Seiring dengan itu, berbagai penolakan dan bahkan kecaman diarahkan kepada institusi Kejaksaan yang dianggap telah melakukan keberpihakan. Tuntutan tersebut sangat mencederai rasa keadilan masyarakat.

Seyogyanya kenyataan ini harus dipahami sebagai strong signals adanya konflik tersembunyi (latent conflict), jika dalam penerapan hukum ada rekayasa yang berdimensi politis. Kondisi demikian dikhawatirkan akan melahirkan konflik terbuka (manifest conflict).

Sebuah konflik yang tersembunyi dapat berubah menjadi konflik terbuka. Ketika sebuah konflik sudah menjadi konflik terbuka, biasanya sudah terlambat untuk ditangani. Tanda konflik mengalami eskalasi, yaitu bilamana terjadi perubahan sifat konflik, jumlah pihak dan perluasan isu. Singkat kata, terjadinya peningkatan eskalasi konflik dikhawatirkan timbul benturan dimasyarakat.

Dalam upaya mengidentifikasi terjadinya konflik, maka fungsi Kewaspadaan Nasional (early warning) menjadi keniscayaan guna pemeliharaan Keamanan Dalam Negeri (Kamdagri). Penguatan Kewaspadaan Nasional juga terkait dengan implementasi penegakan hukum yang berkeadilan. Disini para penegak hukum dituntut untuk mampu mencermati adanya berbagai ancaman yang berpotensi mengganggu Kamdagri dalam rangka menjaga Ketahanan Nasional.

Selanjutnya, Kamdagri menuntut adanya jaminan bekerjanya hukum dimasyarakat secara adil dan tentunya terbebas dari pengaruh apapun.
Dengan kata lain, upaya mewujudkan Kamdagri yang tangguh harus didukung penerapan hukum yang mengakomodasi perlindungan agama dan termasuk fungsi represifnya.

Ditinjau dari perspektif Keamanan Nasional, konsep perlindungan juga meliputi segala daya dan upaya untuk menjaga dan memelihara rasa aman dan damai bangsa Indonesia yang terdiri dari pertahanan negara, keamanan negara, keamanan publik dan keamanan individu.
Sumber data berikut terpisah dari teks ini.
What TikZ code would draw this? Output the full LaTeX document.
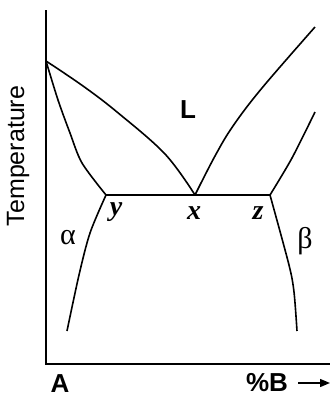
\documentclass[tikz,border=0pt]{standalone}
\usepackage{fontspec}
\setmainfont{Liberation Sans}
\newfontfamily\serifgreek{Liberation Serif}
\usetikzlibrary{arrows.meta}
\begin{document}
\begin{tikzpicture}[x=1pt,y=-1pt,
  curve/.style={line width=1.6pt,line join=round},
  axis/.style={line width=1.2pt},
  sanslab/.style={font=\fontsize{26}{30}\selectfont\bfseries,inner sep=0pt},
  pt/.style={font=\serifgreek\fontsize{28}{30}\selectfont\bfseries\itshape,inner sep=0pt},
  greek/.style={font=\serifgreek\fontsize{30}{32}\selectfont,inner sep=0pt}]
\useasboundingbox (0,0) rectangle (330,397);
% axes
\coordinate (o) at (46,364);
\coordinate (top) at (46,10);
\coordinate (right) at (330,364);
\draw[axis] (top) -- (o) -- (right);
% key points
\coordinate (tA) at (46,61);
\coordinate (e) at (195,195);
\coordinate (py) at (106,195);
\coordinate (pz) at (270,195);
\coordinate (lqr) at (315,27);
\coordinate (sor) at (315,112);
\coordinate (aend) at (67,331);
\coordinate (bend) at (297,331);
% liquidus
\draw[curve] plot[smooth,tension=0.6] coordinates {(tA) (83,86) (117,112) (165,154) (e)};
\draw[curve] plot[smooth,tension=0.6] coordinates {(e) (215,156) (233,126) (262,88) (lqr)};
% solidus
\draw[curve] plot[smooth,tension=0.5] coordinates {(tA) (58,100) (70,133) (82,163) (py)};
\draw[curve] plot[smooth,tension=0.5] coordinates {(pz) (292,158) (sor)};
% eutectic line
\draw[curve] (py) -- (e) -- (pz);
% solvus
\draw[curve] plot[smooth,tension=0.5] coordinates {(py) (90,233) (79,275) (aend)};
\draw[curve] plot[smooth,tension=0.5] coordinates {(pz) (289,265) (294,292) (bend)};
% labels
\node[sanslab] (L) at (188,110) {L};
\node[pt] (ly) at (116,212) {y};
\node[pt] (lx) at (194,213) {x};
\node[pt] (lz) at (258,213) {z};
\node[greek] (alpha) at (68,238) {α};
\node[greek] (beta) at (305,241) {β};
\node[font=\fontsize{25}{28}\selectfont,inner sep=0pt,rotate=90] (temp) at (18,156) {Temperature};
\node[sanslab] (A) at (60,384) {A};
\node[sanslab] (B) at (267,383) {\%B};
\coordinate (arrs) at (298,383);
\coordinate (arre) at (330,383);
\draw[line width=1.4pt,-{Triangle[length=10pt,width=8pt]}] (arrs) -- (arre);
\end{tikzpicture}
\end{document}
Tegasnya, Keamanan Nasional adalah manifestasi dari keamanan komprehensif.

Dilihat dari aspek hukum pidana, ada tiga hal yang harus dilindungi yaitu: pertama, kepentingan individu (individuele belangen). Kedua, kepentingan sosial/masyarakat (sociale belangen). Ketiga, kepentingan negara (staats belangen). Dapatlah dipahami bahwa kepentingan agama identik dengan kepentingan negara.

Penodaan terhadap agama yang dapat melahirkan konflik horizontal (das sein) memerlukan das sollen. Jika terjadi konflik, maka konflik tersebut merupakan kenyataan alamiah atau peristiwa konkrit (das sein), namun demikian memerlukan kenyataan normatif atau apa yang seyogyanya dilakukan (das sollen). Dalam hukum yang terpenting bukanlah apa yang terjadi, melainkan apa yang seharusnya terjadi. Oleh karenanya penegakan hukum terhadap pelaku penodaan agama harus mengedepankan asas keadilan guna mempertahankan keutuhan Negara Kesatuan Republik Indonesia.

Pada perkara Basuki T. Purnama, Majelis Hakim dituntut untuk bersikap responsif dan memutus perkara secara progresif. Majelis Hakim harus menggunakan haknya memutuskan perkara aquo melebihi tuntutan JPU (ultra petita).

Putusan Majelis Hakim yang mengedepankan rasa keadilan akan menumbuhkan kepercayaan masyarakat terhadap hukum. Putusan yang adil juga akan mendukung Ketahanan Nasional Indonesia.

Kepentingan agama sangat berkaitan erat dengan kepentingan masyarakat dan bahkan negara. Terganggu dan terancamnya kepentingan agama, maka terganggu dan terancam pula Ketahanan Nasional Indonesia.

Ditulis oleh Dr. Chair Ramadhan, SH, MH. Doktor Hukum Ketahanan Nasional Universitas Negeri Sebelas Maret, Akademisi Universitas Krisnadwipayana dan Pengurus Komisi Kumdang MUI.